The group says it planned to lease a hotel in a nearby town to house the children while the permanent facility was completed.
"God has laid upon our hearts the need to go now vs. waiting until the permanent facility is built. He has provided an interim solution in nearby Cabarete, where we will be leasing a 45 room hotel and converting it into an orphanage until the building of the NLCR is complete."
The group lists a prayer request: “For God to continue favor with the Dominican Government in allowing us to bring as many orphans as we can into the DR.” But there's no reference to the government of Haiti.
Haitian Prime Minister Jean-Max Bellerive said the Americans could face serious consequences.
"We did not arrest Americans, we arrested kidnappers," Bellerive told Reuters. "We just hope that the people were acting in good faith and that they were doing what they were doing to try to help the children."
Laura Silsby, a leader of the Idaho group, denies the group were trafficking children. Speaking to CNN after her arrest, she said: "The truth ultimately is that we came here to help the children, and we know that God will reveal truth."

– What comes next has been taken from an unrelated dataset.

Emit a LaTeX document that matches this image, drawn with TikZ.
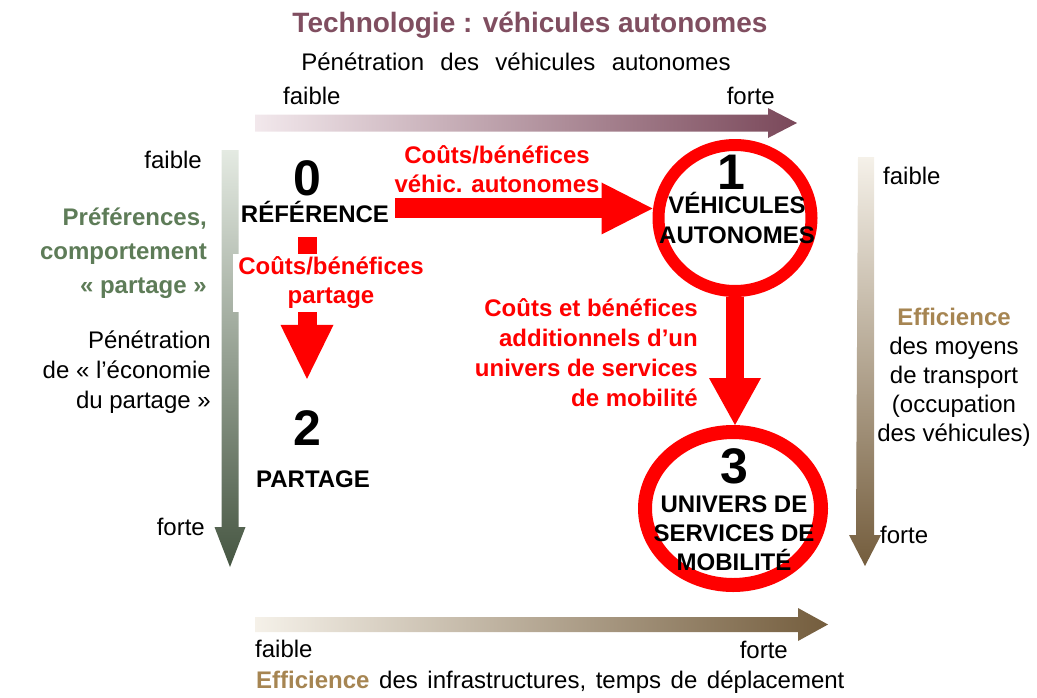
\documentclass[tikz,border=0pt]{standalone}
\usepackage{fontspec}
\setmainfont{Liberation Sans}
\usetikzlibrary{arrows.meta,shapes.geometric,calc}
\definecolor{titlec}{RGB}{128,78,96}
\definecolor{topL}{RGB}{242,232,236}
\definecolor{topR}{RGB}{122,72,90}
\definecolor{greenc}{RGB}{94,124,88}
\definecolor{leftT}{RGB}{228,234,226}
\definecolor{leftB}{RGB}{70,86,66}
\definecolor{goldc}{RGB}{166,133,82}
\definecolor{brT}{RGB}{245,241,233}
\definecolor{brB}{RGB}{116,93,61}
\definecolor{pured}{RGB}{255,0,0}
\newcommand\ml[2]{\begin{tabular}[t]{@{}#1@{}}#2\end{tabular}}
\newcommand\widesp{\spaceskip 0.68em\relax}
\newcommand\midsp{\spaceskip 0.4em\relax}
\begin{document}
\begin{tikzpicture}[x=1pt,y=-1pt,
  txt/.style={inner sep=0pt, anchor=base, font=\fontsize{24}{30}\selectfont},
  bold/.style={txt, font=\fontsize{24}{30}\selectfont\bfseries},
  rlab/.style={txt, font=\fontsize{24}{29}\selectfont\bfseries, text=pured},
  big/.style={txt, font=\fontsize{50}{60}\selectfont\bfseries},
  ring/.style={ellipse, draw=pured, inner sep=0pt},
  redarrow/.style={draw=pured}]
\useasboundingbox (0,0) rectangle (1037,697);
% gradient axis arrows
\shade[left color=topL, right color=topR]
  (255,114.5) -- (768,114.5) -- (768,108) -- (797,123) -- (768,138) -- (768,131.5) -- (255,131.5) -- cycle;
\shade[top color=leftT, bottom color=leftB]
  (221.5,150) -- (238.5,150) -- (238.5,527) -- (245.5,527) -- (230,567) -- (214.5,527) -- (221.5,527) -- cycle;
\shade[top color=brT, bottom color=brB]
  (858,157) -- (874,157) -- (874,535) -- (881,535) -- (865,566) -- (849,535) -- (856,535) -- cycle;
\shade[left color=brT, right color=brB]
  (255,617) -- (798,617) -- (798,608) -- (828,624.5) -- (798,641) -- (798,632) -- (255,632) -- cycle;
% title and axis labels
\node[txt, font=\fontsize{28}{34}\selectfont\bfseries, text=titlec] (title) at (530,32) {Technologie : véhicules autonomes};
\node[txt, font={\fontsize{24}{30}\selectfont\widesp}] (pen) at (516,70) {Pénétration des véhicules autonomes};
\node[txt, anchor=base west] (tfa) at (283,104) {faible};
\node[txt, anchor=base east] (tfo) at (775,104) {forte};
\node[txt, anchor=base east] (lfa) at (202,168) {faible};
\node[txt, anchor=base east, font=\fontsize{24}{34}\selectfont\bfseries, text=greenc] (pref) at (207,225) {\ml{r}{Préférences,\\comportement\\« partage »}};
\node[txt, anchor=base east] (penl) at (211,348) {\ml{r}{Pénétration\\de « l’économie\\du partage »}};
\node[txt, anchor=base east] (lfo) at (205,535) {forte};
\node[txt, anchor=base west] (rfa) at (883,184) {faible};
\node[txt, font=\fontsize{24}{29}\selectfont] (reff) at (954,325) {\ml{c}{{\color{goldc}\bfseries Efficience}\\des moyens\\de transport\\(occupation\\des véhicules)}};
\node[txt, anchor=base west] (rfo) at (880,543) {forte};
\node[txt, anchor=base west] (bfa) at (255,657) {faible};
\node[txt, anchor=base east] (bfo) at (788,658) {forte};
\node[txt, anchor=base west, font={\fontsize{24}{30}\selectfont\midsp}] (beff) at (256,688) {{\color{goldc}\bfseries Efficience} des infrastructures, temps de déplacement};
% scenario nodes
\node[big] (n0) at (307,195) {0};
\node[bold] (ref) at (315,222) {RÉFÉRENCE};
\node[big] (n2) at (307,445) {2};
\node[bold] (part) at (313,487) {PARTAGE};
\node[ring, line width=12pt, minimum width=153pt, minimum height=146pt] (c1) at (735,218) {};
\node[ring, line width=14pt, minimum width=176pt, minimum height=153pt] (c3) at (733,508.5) {};
\node[big] (n1) at (731,189) {1};
\node[bold] (t1) at (737,213) {\ml{c}{VÉHICULES\\AUTONOMES}};
\node[big] (n3) at (734,483) {3};
\node[bold, font=\fontsize{24}{29}\selectfont\bfseries] (t3) at (734,512) {\ml{c}{UNIVERS DE\\SERVICES DE\\MOBILITÉ}};
% red connectors
\coordinate (rs) at ($(ref.east)+(6,-3)$);
\draw[redarrow, line width=20pt, -{Triangle[length=51pt,width=52pt,line width=0pt]}] (rs) -- (rs -| c1.west);
\draw[redarrow, line width=18pt, -{Triangle[length=47pt,width=52pt,line width=0pt]}] (c1.south) -- (c1.south |- c3.north);
\coordinate (ds) at ($(n0.south |- ref.south)+(0,15)$);
\coordinate (de) at ($(n2.north)+(0,-31)$);
\draw[redarrow, line width=19pt, -{Triangle[length=54pt,width=53pt,line width=0pt]}] (ds) -- (de);
% red labels
\node[rlab, fill=white, inner xsep=5pt] (lblp) at (331,274) {\ml{c}{Coûts/bénéfices\\partage}};
\node[rlab] (lblv) at (497,163) {\ml{c}{Coûts/bénéfices\\véhic. autonomes}};
\node[rlab, anchor=base east, font=\fontsize{24}{30}\selectfont\bfseries] (lbl3) at (698,316) {\ml{r}{Coûts et bénéfices\\additionnels d’un\\univers de services\\de mobilité}};
\end{tikzpicture}
\end{document}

The group was arrested for taking dozens of children aged two months to 12 years out of the country with no paperwork. Silby told CNN this was true. "They really didn't have any paperwork. It's just a misunderstanding on my part. I didn't think they needed it."
She earlier told Reuters the group had permission from the Dominican Republic to bring the children to an orphanage there.
The New Life Children's Refuge describes itself as "a non-profit Christian ministry dedicated to rescuing, loving and caring for orphaned, abandoned and impoverished Haitian and Dominican children, demonstrating God’s love and helping each child find healing, hope, joy and new life in Christ".
The statement makes several requests. It calls for willing helpers: "NLCR is praying and seeking people who have a heart for God and a desire to share God’s love with these precious children, helping them heal and find new life in Christ. Please prayerfully consider a 2 week or longer mission trip to help NLCR provide rotating staffing for the care of the children over the next 6 months."
The children have been taken to an orphanage in Haiti run by international aid group SOS Children's Villages.
Jasmine Whitbread, Save the Children UK's chief executive, told Channel 4 News: "It's a place with desperately poor families... In straightened circumstances like this... they fall prey, really, to people to who promise their children a better life somewhere else, and they get labelled as orphans.
"So this is a long-standing problem in Haiti which is just being made worse now because of the emergency."
She went on: "The children will have, in most cases, some form of extended family. And what my staff on the ground are telling me, actually, is how incredibly the Haitian community is really reaching out and really pushing all of their resources to the limit in order to enable them to look after children."
"You don't know who are the traffickers and who are the people who mean to do well, but either way it's going to harm children. So the priority has got to be for these children's families to be traced and to be left in the places where they can be reunited with their families."
Ms Whitbread said that border controls in Haiti were being strengthened to make sure that children were protected. "Our job," she said, "has got to be to try and reinforce those governmental efforts."